EXERCISE =
From the first line of the data below, copy each line up to the one containing "p5_sd = [4.59, 4.85, 4.69, 3.49, 2.40, 4.69]", and include that line too.

GIVEN INFORMATION =
%%

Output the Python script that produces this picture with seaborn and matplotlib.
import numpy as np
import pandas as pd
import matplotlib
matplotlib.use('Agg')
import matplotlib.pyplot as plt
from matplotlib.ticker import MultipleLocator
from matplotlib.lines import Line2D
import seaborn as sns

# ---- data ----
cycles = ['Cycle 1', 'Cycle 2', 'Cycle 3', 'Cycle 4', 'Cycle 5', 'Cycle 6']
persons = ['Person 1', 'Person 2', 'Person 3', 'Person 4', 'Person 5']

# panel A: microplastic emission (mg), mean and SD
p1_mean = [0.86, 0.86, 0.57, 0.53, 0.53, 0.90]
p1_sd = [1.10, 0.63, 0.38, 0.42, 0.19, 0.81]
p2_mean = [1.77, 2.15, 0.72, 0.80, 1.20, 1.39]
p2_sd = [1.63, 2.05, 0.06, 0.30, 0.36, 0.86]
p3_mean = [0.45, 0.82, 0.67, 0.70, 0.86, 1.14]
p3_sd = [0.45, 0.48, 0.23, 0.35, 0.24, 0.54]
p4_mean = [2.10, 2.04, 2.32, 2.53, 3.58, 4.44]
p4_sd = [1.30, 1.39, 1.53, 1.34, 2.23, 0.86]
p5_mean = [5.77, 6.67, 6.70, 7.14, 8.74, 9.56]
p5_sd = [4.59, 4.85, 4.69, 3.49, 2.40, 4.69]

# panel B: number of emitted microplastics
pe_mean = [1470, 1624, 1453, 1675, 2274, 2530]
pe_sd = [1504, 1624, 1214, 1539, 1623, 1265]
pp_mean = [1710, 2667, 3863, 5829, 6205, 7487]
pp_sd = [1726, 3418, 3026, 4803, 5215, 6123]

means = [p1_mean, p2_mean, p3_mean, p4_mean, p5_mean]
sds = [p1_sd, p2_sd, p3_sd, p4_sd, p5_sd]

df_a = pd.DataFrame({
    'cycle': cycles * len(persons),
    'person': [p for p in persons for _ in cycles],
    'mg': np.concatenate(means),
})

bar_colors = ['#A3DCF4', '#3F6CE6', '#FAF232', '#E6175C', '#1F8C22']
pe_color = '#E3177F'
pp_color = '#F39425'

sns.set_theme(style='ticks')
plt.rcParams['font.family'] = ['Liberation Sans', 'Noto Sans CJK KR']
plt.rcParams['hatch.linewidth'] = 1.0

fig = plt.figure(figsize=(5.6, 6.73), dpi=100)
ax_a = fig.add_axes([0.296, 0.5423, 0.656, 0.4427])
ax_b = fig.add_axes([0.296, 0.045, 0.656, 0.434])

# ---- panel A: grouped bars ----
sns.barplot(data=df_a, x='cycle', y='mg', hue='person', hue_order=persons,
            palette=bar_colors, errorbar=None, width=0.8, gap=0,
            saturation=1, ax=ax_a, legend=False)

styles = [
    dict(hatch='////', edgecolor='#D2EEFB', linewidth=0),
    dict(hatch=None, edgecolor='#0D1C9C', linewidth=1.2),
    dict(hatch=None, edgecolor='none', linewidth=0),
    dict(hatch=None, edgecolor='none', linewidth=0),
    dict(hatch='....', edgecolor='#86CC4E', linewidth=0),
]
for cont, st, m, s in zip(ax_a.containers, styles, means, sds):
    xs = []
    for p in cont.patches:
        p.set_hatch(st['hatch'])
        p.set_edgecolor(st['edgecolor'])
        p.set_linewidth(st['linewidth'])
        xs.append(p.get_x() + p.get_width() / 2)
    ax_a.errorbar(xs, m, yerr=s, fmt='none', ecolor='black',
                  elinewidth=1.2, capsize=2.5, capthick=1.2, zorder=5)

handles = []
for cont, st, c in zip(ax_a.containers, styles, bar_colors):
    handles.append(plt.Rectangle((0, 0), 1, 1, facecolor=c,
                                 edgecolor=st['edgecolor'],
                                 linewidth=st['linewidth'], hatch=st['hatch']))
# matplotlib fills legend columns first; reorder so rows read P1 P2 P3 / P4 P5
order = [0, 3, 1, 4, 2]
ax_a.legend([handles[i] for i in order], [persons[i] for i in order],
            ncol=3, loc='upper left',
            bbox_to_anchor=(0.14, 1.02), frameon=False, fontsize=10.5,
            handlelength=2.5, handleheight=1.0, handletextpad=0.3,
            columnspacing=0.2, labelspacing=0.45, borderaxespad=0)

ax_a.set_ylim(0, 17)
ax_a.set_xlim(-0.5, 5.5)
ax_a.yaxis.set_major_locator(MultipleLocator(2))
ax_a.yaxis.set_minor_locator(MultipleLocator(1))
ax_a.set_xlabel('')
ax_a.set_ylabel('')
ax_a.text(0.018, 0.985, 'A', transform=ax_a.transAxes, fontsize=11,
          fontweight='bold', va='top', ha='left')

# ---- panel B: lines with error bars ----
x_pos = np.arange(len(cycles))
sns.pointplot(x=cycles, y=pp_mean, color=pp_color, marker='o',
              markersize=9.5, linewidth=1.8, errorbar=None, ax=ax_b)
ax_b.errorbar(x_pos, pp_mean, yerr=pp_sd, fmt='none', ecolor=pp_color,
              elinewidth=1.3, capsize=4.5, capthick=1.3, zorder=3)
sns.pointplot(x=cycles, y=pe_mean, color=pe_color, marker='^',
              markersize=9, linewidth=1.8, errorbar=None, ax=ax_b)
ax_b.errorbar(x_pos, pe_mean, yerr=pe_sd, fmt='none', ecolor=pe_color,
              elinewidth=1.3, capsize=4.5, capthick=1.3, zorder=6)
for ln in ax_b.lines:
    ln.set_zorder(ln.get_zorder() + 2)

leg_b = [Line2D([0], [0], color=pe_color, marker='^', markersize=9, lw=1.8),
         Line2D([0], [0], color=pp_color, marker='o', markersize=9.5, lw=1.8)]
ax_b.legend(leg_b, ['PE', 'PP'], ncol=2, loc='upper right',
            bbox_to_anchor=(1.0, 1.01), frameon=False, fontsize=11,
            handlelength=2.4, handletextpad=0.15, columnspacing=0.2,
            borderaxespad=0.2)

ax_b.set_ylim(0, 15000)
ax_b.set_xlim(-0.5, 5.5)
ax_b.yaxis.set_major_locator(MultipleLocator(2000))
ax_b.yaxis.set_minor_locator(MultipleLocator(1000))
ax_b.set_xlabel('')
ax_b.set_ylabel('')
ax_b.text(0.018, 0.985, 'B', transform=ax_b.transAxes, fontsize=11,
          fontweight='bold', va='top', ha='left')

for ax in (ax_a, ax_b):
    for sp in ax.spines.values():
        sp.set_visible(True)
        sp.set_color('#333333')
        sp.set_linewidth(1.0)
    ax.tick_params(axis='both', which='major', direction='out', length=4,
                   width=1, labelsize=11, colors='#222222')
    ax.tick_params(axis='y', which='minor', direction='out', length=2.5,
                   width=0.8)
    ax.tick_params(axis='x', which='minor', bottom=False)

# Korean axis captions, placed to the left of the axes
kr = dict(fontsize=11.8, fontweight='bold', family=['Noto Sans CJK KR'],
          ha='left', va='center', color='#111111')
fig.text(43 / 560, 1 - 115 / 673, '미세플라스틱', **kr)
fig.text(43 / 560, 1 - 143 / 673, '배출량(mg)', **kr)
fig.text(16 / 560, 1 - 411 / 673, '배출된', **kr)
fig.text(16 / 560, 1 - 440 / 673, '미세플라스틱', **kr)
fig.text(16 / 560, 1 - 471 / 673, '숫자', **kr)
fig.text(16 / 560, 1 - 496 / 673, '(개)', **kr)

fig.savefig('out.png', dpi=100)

%%

COMPLETED TASK =
Output the Python script that produces this picture with seaborn and matplotlib.
import numpy as np
import pandas as pd
import matplotlib
matplotlib.use('Agg')
import matplotlib.pyplot as plt
from matplotlib.ticker import MultipleLocator
from matplotlib.lines import Line2D
import seaborn as sns

# ---- data ----
cycles = ['Cycle 1', 'Cycle 2', 'Cycle 3', 'Cycle 4', 'Cycle 5', 'Cycle 6']
persons = ['Person 1', 'Person 2', 'Person 3', 'Person 4', 'Person 5']

# panel A: microplastic emission (mg), mean and SD
p1_mean = [0.86, 0.86, 0.57, 0.53, 0.53, 0.90]
p1_sd = [1.10, 0.63, 0.38, 0.42, 0.19, 0.81]
p2_mean = [1.77, 2.15, 0.72, 0.80, 1.20, 1.39]
p2_sd = [1.63, 2.05, 0.06, 0.30, 0.36, 0.86]
p3_mean = [0.45, 0.82, 0.67, 0.70, 0.86, 1.14]
p3_sd = [0.45, 0.48, 0.23, 0.35, 0.24, 0.54]
p4_mean = [2.10, 2.04, 2.32, 2.53, 3.58, 4.44]
p4_sd = [1.30, 1.39, 1.53, 1.34, 2.23, 0.86]
p5_mean = [5.77, 6.67, 6.70, 7.14, 8.74, 9.56]
p5_sd = [4.59, 4.85, 4.69, 3.49, 2.40, 4.69]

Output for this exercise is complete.